What the task requires |
Repeat the span of the entries below that starts at the line with "What matplotlib code" and ends at the line with "from matplotlib.transforms import", nothing more. Skip the pictures.

Data in this exercise |
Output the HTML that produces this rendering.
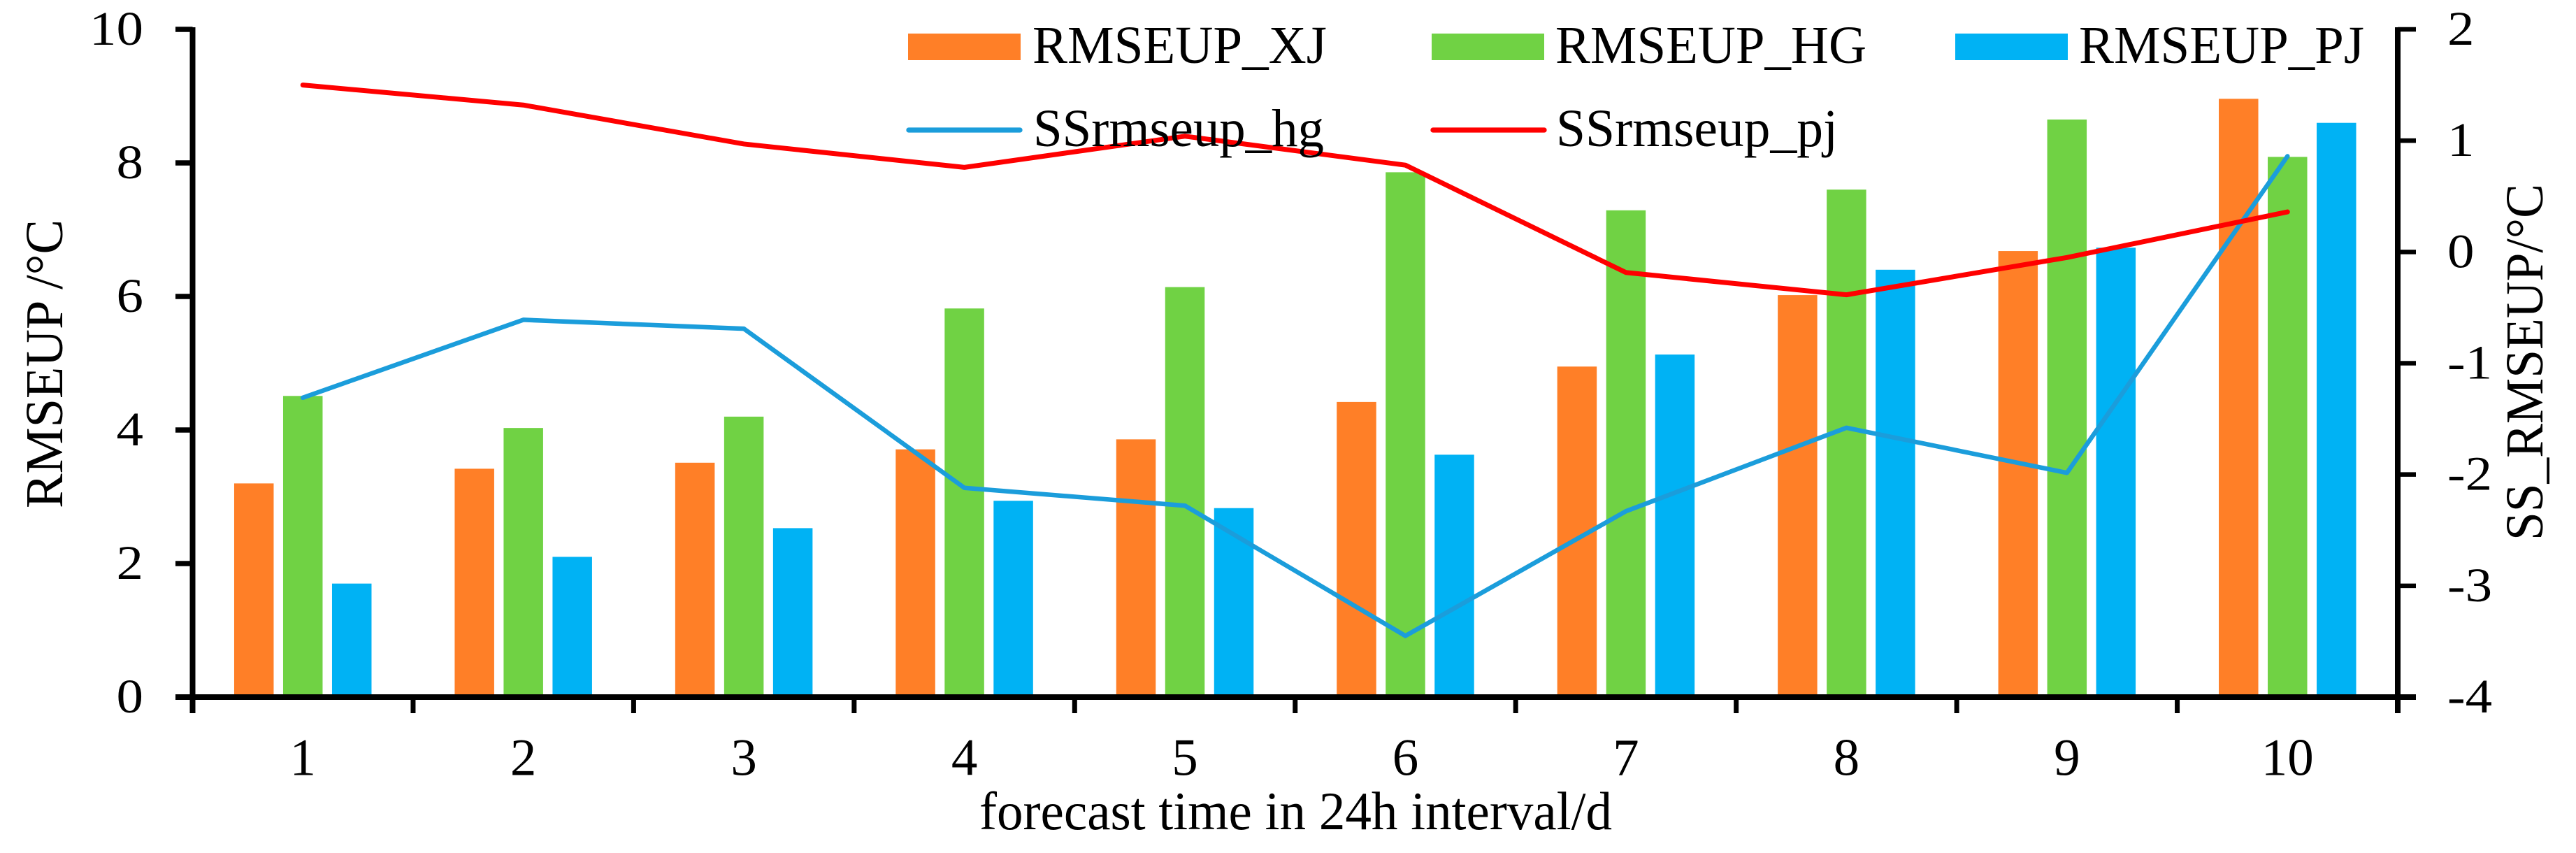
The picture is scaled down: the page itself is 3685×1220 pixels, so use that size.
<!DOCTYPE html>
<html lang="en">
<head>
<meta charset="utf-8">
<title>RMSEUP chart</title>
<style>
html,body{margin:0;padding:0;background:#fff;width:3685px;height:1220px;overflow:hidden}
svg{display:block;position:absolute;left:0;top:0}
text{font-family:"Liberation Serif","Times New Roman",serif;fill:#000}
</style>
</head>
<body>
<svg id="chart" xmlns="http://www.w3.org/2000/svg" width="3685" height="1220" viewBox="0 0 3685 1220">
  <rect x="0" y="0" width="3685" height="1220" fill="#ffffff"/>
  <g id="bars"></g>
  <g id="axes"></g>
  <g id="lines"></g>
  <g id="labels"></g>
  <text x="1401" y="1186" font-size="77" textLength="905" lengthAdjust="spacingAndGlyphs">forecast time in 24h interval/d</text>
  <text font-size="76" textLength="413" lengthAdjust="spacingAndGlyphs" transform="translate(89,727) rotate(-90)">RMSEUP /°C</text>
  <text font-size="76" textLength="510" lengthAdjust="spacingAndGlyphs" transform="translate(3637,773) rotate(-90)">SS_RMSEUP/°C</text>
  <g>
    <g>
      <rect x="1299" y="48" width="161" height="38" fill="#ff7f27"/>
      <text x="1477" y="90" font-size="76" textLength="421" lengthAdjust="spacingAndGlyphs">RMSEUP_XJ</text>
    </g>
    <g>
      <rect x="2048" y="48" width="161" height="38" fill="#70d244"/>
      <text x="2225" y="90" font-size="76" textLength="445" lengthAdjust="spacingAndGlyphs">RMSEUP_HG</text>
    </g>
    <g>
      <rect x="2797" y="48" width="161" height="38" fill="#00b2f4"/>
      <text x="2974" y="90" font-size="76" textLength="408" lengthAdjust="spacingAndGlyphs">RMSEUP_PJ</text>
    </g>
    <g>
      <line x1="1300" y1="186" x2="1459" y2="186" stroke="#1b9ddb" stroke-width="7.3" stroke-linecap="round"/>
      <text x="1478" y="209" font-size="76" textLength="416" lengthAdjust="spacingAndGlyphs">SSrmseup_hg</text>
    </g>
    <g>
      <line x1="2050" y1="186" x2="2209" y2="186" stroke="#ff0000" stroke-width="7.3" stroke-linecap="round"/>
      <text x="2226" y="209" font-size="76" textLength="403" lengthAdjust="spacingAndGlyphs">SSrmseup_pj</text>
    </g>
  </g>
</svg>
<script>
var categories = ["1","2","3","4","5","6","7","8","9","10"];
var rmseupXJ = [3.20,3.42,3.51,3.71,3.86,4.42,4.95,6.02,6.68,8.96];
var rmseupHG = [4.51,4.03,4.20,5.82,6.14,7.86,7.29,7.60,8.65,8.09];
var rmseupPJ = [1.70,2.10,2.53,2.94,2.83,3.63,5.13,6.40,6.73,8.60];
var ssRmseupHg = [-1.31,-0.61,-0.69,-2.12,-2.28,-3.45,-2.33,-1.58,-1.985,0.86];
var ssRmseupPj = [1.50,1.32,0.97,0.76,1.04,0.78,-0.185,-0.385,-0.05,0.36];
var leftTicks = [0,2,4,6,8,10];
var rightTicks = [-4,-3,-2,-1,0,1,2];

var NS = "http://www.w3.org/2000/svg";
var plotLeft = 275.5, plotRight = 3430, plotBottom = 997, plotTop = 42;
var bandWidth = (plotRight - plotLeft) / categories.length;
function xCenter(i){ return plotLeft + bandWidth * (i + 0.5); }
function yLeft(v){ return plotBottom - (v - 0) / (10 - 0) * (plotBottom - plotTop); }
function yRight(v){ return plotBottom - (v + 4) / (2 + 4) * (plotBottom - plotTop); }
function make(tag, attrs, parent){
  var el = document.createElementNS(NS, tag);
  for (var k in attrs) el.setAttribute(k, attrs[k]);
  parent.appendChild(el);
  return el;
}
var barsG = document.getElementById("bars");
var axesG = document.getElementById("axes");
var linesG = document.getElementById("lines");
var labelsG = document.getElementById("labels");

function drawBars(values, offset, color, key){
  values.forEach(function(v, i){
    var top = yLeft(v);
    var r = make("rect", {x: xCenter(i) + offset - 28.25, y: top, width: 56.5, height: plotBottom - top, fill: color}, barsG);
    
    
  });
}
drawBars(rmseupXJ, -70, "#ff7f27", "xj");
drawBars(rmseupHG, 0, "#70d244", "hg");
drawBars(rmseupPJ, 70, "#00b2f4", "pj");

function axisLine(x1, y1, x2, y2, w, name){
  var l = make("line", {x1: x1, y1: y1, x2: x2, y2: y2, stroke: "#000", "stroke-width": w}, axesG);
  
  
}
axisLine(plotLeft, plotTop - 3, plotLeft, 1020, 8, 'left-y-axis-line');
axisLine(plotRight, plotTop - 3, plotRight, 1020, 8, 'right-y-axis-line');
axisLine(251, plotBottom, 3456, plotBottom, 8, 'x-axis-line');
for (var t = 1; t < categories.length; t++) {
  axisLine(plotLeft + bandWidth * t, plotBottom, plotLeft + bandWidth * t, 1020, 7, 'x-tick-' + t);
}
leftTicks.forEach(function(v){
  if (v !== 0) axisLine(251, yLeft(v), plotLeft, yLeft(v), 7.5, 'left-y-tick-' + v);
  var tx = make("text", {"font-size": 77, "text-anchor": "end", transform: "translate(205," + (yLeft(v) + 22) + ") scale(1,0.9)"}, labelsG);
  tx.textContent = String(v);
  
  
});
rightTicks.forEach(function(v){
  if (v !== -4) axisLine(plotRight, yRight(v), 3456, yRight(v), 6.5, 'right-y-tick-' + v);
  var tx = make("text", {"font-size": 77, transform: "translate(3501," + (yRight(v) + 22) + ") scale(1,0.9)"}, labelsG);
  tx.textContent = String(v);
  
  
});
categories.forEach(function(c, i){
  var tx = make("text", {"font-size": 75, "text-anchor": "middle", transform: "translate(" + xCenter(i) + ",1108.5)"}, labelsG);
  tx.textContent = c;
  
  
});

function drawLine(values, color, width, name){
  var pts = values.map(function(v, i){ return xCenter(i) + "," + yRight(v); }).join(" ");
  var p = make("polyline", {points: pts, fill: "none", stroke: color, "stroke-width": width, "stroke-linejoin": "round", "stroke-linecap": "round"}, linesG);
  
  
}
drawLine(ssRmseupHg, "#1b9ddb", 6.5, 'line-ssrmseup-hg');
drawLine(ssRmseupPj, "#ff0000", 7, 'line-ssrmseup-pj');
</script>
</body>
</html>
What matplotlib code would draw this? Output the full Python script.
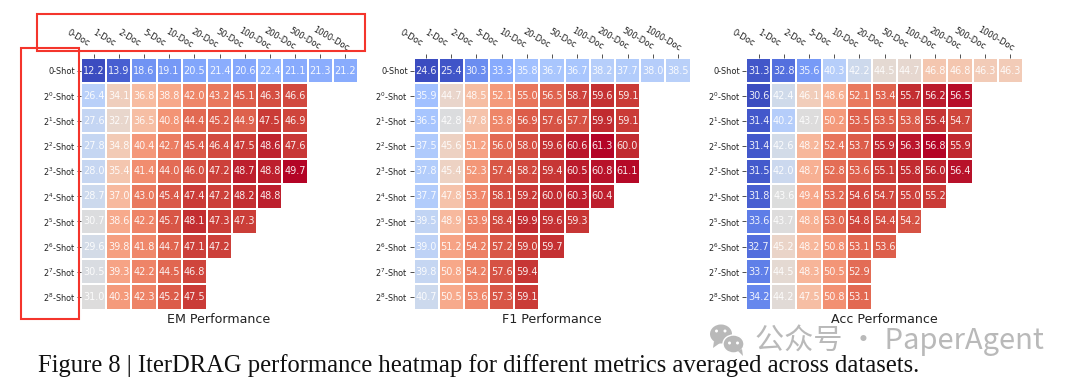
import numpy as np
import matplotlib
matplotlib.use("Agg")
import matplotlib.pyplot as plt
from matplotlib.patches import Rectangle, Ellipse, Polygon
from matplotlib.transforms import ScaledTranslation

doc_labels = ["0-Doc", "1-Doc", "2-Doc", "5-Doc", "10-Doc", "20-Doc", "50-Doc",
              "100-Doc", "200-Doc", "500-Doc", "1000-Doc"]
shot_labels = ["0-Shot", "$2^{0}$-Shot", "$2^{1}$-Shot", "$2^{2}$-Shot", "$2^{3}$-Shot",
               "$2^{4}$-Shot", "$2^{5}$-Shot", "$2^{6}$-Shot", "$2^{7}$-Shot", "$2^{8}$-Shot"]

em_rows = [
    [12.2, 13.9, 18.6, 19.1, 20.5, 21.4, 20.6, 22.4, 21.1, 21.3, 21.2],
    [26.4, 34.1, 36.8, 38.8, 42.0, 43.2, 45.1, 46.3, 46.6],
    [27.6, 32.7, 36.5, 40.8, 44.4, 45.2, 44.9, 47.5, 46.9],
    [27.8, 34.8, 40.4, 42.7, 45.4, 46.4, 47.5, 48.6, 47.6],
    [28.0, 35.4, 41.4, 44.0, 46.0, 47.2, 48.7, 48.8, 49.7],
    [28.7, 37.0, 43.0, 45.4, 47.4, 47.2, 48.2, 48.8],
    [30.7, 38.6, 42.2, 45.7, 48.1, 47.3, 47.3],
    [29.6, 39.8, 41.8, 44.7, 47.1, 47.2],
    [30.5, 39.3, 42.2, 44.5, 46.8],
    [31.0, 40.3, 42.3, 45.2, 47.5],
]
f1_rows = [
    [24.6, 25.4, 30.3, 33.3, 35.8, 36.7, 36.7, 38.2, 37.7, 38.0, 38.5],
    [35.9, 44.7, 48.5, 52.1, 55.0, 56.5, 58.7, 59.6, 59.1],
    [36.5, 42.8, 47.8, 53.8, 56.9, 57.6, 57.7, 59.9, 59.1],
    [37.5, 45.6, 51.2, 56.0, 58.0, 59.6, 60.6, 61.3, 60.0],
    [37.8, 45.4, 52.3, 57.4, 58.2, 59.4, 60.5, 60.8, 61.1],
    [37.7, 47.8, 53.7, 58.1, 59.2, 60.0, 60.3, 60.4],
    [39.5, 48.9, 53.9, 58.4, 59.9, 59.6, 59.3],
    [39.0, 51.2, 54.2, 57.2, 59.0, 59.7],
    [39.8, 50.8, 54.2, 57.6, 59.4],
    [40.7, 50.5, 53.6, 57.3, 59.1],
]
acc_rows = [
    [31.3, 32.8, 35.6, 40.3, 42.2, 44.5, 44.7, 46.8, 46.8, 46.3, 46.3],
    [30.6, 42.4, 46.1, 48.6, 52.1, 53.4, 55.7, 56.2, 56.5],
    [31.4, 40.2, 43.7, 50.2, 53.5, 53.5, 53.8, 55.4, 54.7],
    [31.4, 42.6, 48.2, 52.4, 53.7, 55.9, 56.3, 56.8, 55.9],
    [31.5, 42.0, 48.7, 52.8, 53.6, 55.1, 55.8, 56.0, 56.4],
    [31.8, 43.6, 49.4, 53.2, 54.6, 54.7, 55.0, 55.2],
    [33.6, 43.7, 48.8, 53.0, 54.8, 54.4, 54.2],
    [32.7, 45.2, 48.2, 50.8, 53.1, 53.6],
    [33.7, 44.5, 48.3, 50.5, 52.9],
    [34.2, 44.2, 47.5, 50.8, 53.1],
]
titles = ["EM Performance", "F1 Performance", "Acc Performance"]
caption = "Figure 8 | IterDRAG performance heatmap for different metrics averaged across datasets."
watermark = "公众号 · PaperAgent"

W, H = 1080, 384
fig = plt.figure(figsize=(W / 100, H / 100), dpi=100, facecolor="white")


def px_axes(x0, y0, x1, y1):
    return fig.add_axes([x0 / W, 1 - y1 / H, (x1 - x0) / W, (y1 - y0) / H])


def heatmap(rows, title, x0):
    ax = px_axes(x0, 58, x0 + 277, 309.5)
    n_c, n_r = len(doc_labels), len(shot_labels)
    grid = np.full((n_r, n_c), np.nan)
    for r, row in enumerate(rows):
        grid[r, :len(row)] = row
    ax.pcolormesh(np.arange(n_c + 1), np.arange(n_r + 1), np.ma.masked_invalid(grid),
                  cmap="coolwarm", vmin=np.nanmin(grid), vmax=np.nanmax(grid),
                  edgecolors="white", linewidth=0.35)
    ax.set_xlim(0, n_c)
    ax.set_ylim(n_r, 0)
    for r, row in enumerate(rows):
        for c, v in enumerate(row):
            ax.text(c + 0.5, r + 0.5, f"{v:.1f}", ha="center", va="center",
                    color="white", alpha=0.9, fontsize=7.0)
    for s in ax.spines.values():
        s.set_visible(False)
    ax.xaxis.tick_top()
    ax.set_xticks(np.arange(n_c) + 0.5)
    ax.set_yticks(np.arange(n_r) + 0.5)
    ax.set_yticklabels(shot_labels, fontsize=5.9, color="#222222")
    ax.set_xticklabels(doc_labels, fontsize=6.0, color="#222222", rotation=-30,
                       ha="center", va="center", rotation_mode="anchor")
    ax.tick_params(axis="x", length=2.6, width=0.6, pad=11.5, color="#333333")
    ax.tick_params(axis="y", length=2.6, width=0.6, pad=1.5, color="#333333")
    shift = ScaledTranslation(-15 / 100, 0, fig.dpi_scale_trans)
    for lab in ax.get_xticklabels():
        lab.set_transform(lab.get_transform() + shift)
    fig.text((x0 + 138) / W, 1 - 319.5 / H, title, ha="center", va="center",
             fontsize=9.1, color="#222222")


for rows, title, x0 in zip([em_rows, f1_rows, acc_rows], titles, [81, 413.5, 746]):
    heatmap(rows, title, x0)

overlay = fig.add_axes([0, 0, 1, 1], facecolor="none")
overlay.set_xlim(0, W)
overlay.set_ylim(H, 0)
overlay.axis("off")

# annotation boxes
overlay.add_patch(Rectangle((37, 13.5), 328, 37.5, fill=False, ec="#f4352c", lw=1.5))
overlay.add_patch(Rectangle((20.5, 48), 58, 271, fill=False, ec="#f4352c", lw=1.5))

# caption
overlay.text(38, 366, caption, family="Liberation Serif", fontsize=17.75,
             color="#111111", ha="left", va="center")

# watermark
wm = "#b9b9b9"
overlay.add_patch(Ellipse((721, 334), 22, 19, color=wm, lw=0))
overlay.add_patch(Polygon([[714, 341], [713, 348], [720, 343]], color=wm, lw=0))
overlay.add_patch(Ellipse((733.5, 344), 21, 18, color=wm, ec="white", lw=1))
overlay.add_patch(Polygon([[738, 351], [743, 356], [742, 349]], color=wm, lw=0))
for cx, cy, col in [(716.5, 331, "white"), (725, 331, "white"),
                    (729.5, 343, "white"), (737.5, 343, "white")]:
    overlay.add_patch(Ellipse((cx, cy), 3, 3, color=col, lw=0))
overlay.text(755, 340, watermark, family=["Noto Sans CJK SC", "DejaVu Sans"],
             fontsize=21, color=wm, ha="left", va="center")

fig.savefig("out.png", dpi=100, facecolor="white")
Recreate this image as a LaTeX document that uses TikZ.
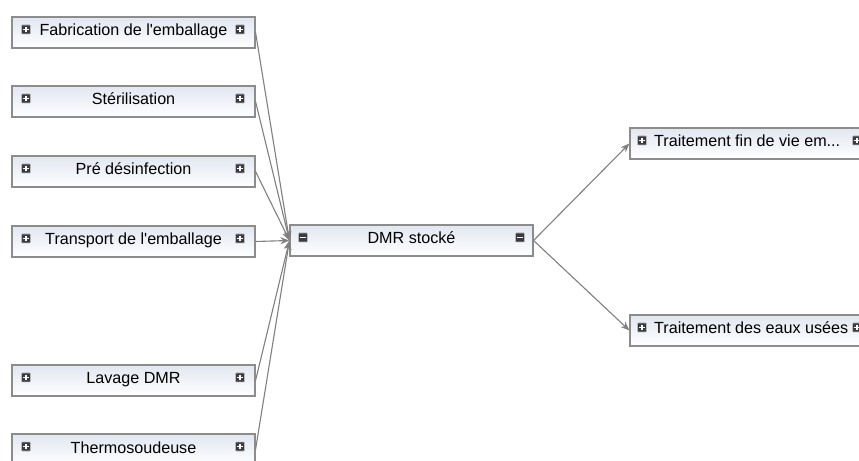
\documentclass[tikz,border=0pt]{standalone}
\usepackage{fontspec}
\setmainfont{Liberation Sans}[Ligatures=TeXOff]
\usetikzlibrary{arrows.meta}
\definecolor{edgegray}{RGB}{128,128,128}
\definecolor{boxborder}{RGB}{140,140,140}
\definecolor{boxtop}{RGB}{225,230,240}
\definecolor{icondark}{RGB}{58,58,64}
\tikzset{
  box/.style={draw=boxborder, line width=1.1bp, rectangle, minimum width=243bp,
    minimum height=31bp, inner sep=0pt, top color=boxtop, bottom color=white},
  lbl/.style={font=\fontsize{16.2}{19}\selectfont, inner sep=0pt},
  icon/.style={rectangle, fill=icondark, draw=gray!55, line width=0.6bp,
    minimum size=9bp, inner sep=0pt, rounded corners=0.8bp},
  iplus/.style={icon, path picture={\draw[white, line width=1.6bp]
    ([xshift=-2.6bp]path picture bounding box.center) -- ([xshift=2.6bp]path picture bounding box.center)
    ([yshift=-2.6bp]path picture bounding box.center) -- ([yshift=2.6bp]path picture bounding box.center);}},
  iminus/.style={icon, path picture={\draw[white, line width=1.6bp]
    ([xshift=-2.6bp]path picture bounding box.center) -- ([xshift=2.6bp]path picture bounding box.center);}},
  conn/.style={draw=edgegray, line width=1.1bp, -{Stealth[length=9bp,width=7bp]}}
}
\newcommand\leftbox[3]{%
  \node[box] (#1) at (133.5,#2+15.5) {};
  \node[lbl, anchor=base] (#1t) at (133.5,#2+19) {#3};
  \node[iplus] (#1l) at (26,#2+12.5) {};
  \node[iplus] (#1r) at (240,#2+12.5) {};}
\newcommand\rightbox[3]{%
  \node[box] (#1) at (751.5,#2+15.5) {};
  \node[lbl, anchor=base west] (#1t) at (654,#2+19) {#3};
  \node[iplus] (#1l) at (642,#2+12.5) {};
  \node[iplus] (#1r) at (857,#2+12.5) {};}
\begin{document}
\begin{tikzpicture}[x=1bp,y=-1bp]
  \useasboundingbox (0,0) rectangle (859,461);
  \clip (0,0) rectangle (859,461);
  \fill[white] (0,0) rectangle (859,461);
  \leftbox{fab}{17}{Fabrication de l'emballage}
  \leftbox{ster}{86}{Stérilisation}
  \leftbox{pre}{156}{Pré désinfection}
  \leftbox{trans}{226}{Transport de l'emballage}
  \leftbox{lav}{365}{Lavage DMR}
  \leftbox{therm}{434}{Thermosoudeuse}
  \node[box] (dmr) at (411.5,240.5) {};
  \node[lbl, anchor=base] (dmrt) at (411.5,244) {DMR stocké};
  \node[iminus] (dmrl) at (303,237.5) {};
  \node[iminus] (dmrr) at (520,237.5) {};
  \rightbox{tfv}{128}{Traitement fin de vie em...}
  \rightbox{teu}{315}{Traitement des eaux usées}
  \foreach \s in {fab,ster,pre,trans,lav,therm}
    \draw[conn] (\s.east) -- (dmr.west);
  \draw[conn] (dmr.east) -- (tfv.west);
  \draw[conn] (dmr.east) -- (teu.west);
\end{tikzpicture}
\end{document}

Result below |
What matplotlib code would draw this? Output the full Python script.
import numpy as np
import matplotlib
matplotlib.use("Agg")
import matplotlib.pyplot as plt
from matplotlib.patches import Rectangle, Ellipse, Polygon
from matplotlib.transforms import ScaledTranslation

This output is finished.